MBE for Rotherham youth worker who exposed child sexual exploitation

A youth worker whose revelations about child sexual exploitation in Rotherham led to the exposure of a scandal that shocked the nation has been awarded the MBE.

Jayne Senior said she was honoured but saddened that the award has come in the wake of so many "ruined and devastated" young lives.

Mrs Senior said the honour is another vindication of her stance in the South Yorkshire town after years of being accused of lying and exaggerating.

But she said this public recognition is "bittersweet" as it comes after the exploitation of hundreds of children in a scandal that could have been stopped if she had been listened to.

"I'm very pleased and I'm honoured," she said. "But it is a little bittersweet.

"I think it's a great honour, I really do. I think it's an opportunity to keep this in the public domain because it's not just about Rotherham, it's across the UK and we've got to keep raising this profile for kids now and for the future.

"But getting an award for what happened in Rotherham is the bit that saddens me - all those lives ruined and devastated.
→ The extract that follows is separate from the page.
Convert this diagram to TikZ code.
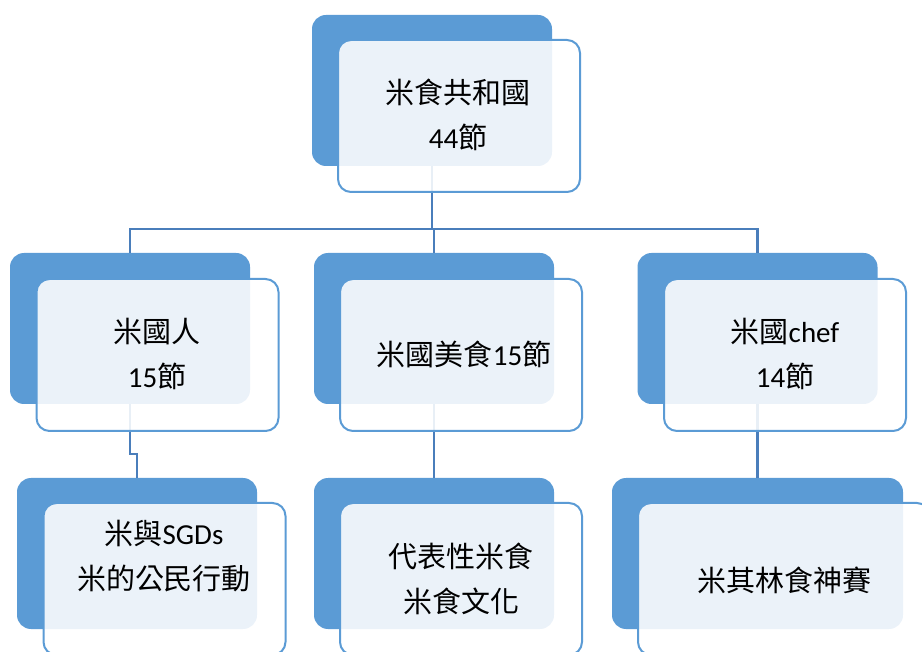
\documentclass[tikz,border=0pt]{standalone}
\usepackage{fontspec}
\setmainfont{Carlito}
\newfontfamily\cjk{Noto Sans CJK TC}
\usetikzlibrary{positioning}
\definecolor{azul}{RGB}{91,155,213}
\definecolor{linea}{RGB}{74,126,187}
\tikzset{
    back/.style={rectangle, rounded corners=14pt, fill=azul, minimum width=240pt, minimum height=151pt, inner sep=0pt},
    backW/.style={back, minimum width=291pt},
    front/.style={rectangle, rounded corners=13pt, draw=azul, line width=2pt, fill=white, fill opacity=0.88, minimum width=242pt, minimum height=152pt, inner sep=0pt},
    frontW/.style={front, minimum width=292pt},
    txt/.style={text=black, align=center, font=\fontsize{29}{45}\selectfont},
    conn/.style={-, linea, line width=2.6pt},
}

\begin{document}
\begin{tikzpicture}[x=1pt, y=-1pt]
    \clip (0,0) rectangle (922,652);
    \useasboundingbox (0,0) rectangle (922,652);

    % back boxes
    \node[back] (top-b) at (432,90.5) {};
    \node[back] (l1-b) at (130,328.5) {};
    \node[back] (m1-b) at (434,328.5) {};
    \node[back] (r1-b) at (757.5,328.5) {};
    \node[back] (l2-b) at (137,553.5) {};
    \node[back] (m2-b) at (434,553.5) {};
    \node[backW] (r2-b) at (757.5,553.5) {};

    % connectors
    \coordinate (bar) at (432,229);
    \draw[conn] (top-b.south) -- (top-b.south |- bar);
    \draw[conn] (l1-b.north) |- (bar) -| (r1-b.north);
    \draw[conn] (m1-b.north) -- (m1-b.north |- bar);
    \draw[conn] (l1-b.south) -- ++(0,50) -| (l2-b.north);
    \draw[conn] (m1-b.south) -- (m2-b.north);
    \draw[conn] (r1-b.south) -- (r2-b.north);

    % front boxes
    \node[front] (top-f) at (459,116) {};
    \node[front] (l1-f) at (157.5,355) {};
    \node[front] (m1-f) at (461,355) {};
    \node[front] (r1-f) at (785,355) {};
    \node[front] (l2-f) at (164.5,579) {};
    \node[front] (m2-f) at (461,579) {};
    \node[frontW] (r2-f) at (784,579) {};

    % labels
    \node[txt] (top-t) at (458,115) {{\cjk 米食共和國}\\44{\cjk 節}};
    \node[txt] (l1-t) at (157,354) {{\cjk 米國人}\\15{\cjk 節}};
    \node[txt] (m1-t) at (464,354) {{\cjk 米國美食}15{\cjk 節}};
    \node[txt] (r1-t) at (785,354) {{\cjk 米國}chef\\14{\cjk 節}};
    \node[txt] (l2-t) at (164,556) {{\cjk 米與}SGDs\\{\cjk 米的公民行動}};
    \node[txt] (m2-t) at (461,579) {{\cjk 代表性米食}\\{\cjk 米食文化}};
    \node[txt] (r2-t) at (784,580) {{\cjk 米其林食神賽}};
\end{tikzpicture}
\end{document}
That's the bit that upsets me.

"But, if it gives me an opportunity to keep talking about it and to continue supporting victims and family members and raising awareness so this never happens on this scale in another town, then it's a great honour."

Jayne Senior at the Women of the Year Awards 2015 Credit: Press Association

Mrs Senior worked for the Risky Business youth project in Rotherham during the period in which girls in the town were being groomed, raped, trafficked, and forced into prostitution on a huge scale.
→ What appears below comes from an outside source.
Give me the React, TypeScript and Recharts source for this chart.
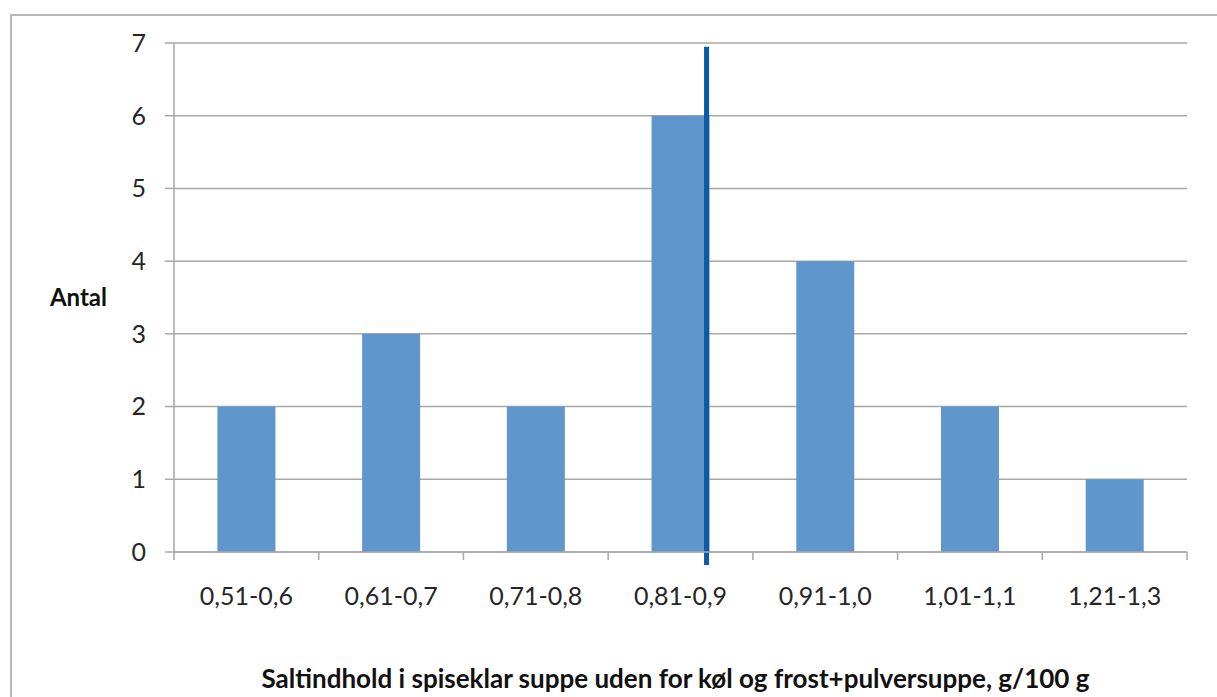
import React from "react";
import {
  BarChart,
  Bar,
  CartesianGrid,
  XAxis,
  YAxis,
  ReferenceLine,
} from "recharts";

const categories = [
  "0,51-0,6",
  "0,61-0,7",
  "0,71-0,8",
  "0,81-0,9",
  "0,91-1,0",
  "1,01-1,1",
  "1,21-1,3",
];
const counts = [2, 3, 2, 6, 4, 2, 1];
const yTicks = [0, 1, 2, 3, 4, 5, 6, 7];
// marker line position, in category units (0 = left edge of first class)
const markerX = 3.68;
const markerSpan = [-0.18, 6.95];

const data = categories.map((name, i) => ({ name, antal: counts[i] }));

const BAR = "#5f96cc";
const MARK = "#0c5aa6";
const GRID = "#a8a8a8";

// category tick: class label in the middle, tick marks on the class boundaries
const XTick = (props: any) => {
  const { x, y, payload, index, visibleTicksCount } = props;
  const half = payload?.offset ?? 0;
  const top = y - 8;
  const last = index === visibleTicksCount - 1;
  return (
    <g>
      <line x1={x - half} x2={x - half} y1={top} y2={y} stroke={GRID} strokeWidth={1.5} />
      {last && (
        <line x1={x + half} x2={x + half} y1={top} y2={y} stroke={GRID} strokeWidth={1.5} />
      )}
      <text x={x} y={y + 45} textAnchor="middle" fill="#262626" fontSize={25}>
        {payload.value}
      </text>
    </g>
  );
};

export default function App() {
  return (
    <div
      style={{
        position: "absolute",
        left: 0,
        top: 0,
        width: 1217,
        height: 697,
        overflow: "hidden",
        background: "#fff",
        fontFamily: "Lato, 'Open Sans', sans-serif",
      }}
    >
      <div
        style={{
          position: "absolute",
          left: 10,
          top: 14,
          width: 1400,
          height: 900,
          border: "2px solid #b8b8b8",
        }}
      />
      <div style={{ position: "absolute", left: 0, top: 0 }}>
        <BarChart
          width={1217}
          height={697}
          data={data}
          margin={{ top: 43, right: 30, bottom: 28, left: 114 }}
          barCategoryGap="30%"
        >
          <CartesianGrid vertical={false} stroke={GRID} strokeWidth={1.5} />
          <XAxis
            xAxisId="cat"
            dataKey="name"
            interval={0}
            height={117}
            tickSize={8}
            tickMargin={0}
            tickLine={false}
            axisLine={{ stroke: GRID, strokeWidth: 1.5 }}
            tick={<XTick />}
            label={{
              value:
                "Saltindhold i spiseklar suppe uden for køl og frost+pulversuppe, g/100 g",
              position: "bottom",
              offset: 1,
              fill: "#111",
              fontSize: 26,
              fontWeight: 700,
              dx: -5,
            }}
          />
          <XAxis
            xAxisId="num"
            type="number"
            dataKey="antal"
            domain={[0, 7]}
            allowDataOverflow
            hide
            height={0}
          />
          <YAxis
            domain={[0, 7]}
            ticks={yTicks}
            interval={0}
            width={60}
            tickSize={9}
            tickMargin={19}
            tickLine={{ stroke: GRID, strokeWidth: 1.5 }}
            axisLine={{ stroke: GRID, strokeWidth: 1.5 }}
            tick={{ fill: "#262626", fontSize: 25 }}
            label={{
              value: "Antal",
              position: "left",
              offset: 7,
              fill: "#111",
              fontSize: 24,
              fontWeight: 700,
            }}
          />
          <Bar
            xAxisId="cat"
            dataKey="antal"
            fill={BAR}
            isAnimationActive={false}
          />
          <ReferenceLine
            xAxisId="num"
            segment={[
              { x: markerX, y: markerSpan[0] },
              { x: markerX, y: markerSpan[1] },
            ]}
            stroke={MARK}
            strokeWidth={5}
            ifOverflow="visible"
          />
        </BarChart>
      </div>
    </div>
  );
}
Risky Business repeatedly tried to alert authorities to what was happening but was largely ignored and eventually closed down.

Mrs Senior eventually collaborated with Andrew Norfolk of The Times, and started a chain of events which led to the Jay Report in 2014.

The report shocked the nation when it revealed more than 1,400 children were subjected to child sexual exploitation in Rotherham between 1997 and 2013 and ignored by police and social services.

Further vindication of Mrs Senior's actions came with the hard-hitting Casey Report into Rotherham Council.

Then, earlier this year, a gang led by three brothers was jailed for a total of more than 100 years for crimes against children in the town.

These convictions came as a huge new investigation into what happened in Rotherham began to take shape led by the National Crime Agency.

The agency will soon have more than 100 officers working in the town and is looking at hundreds of suspects.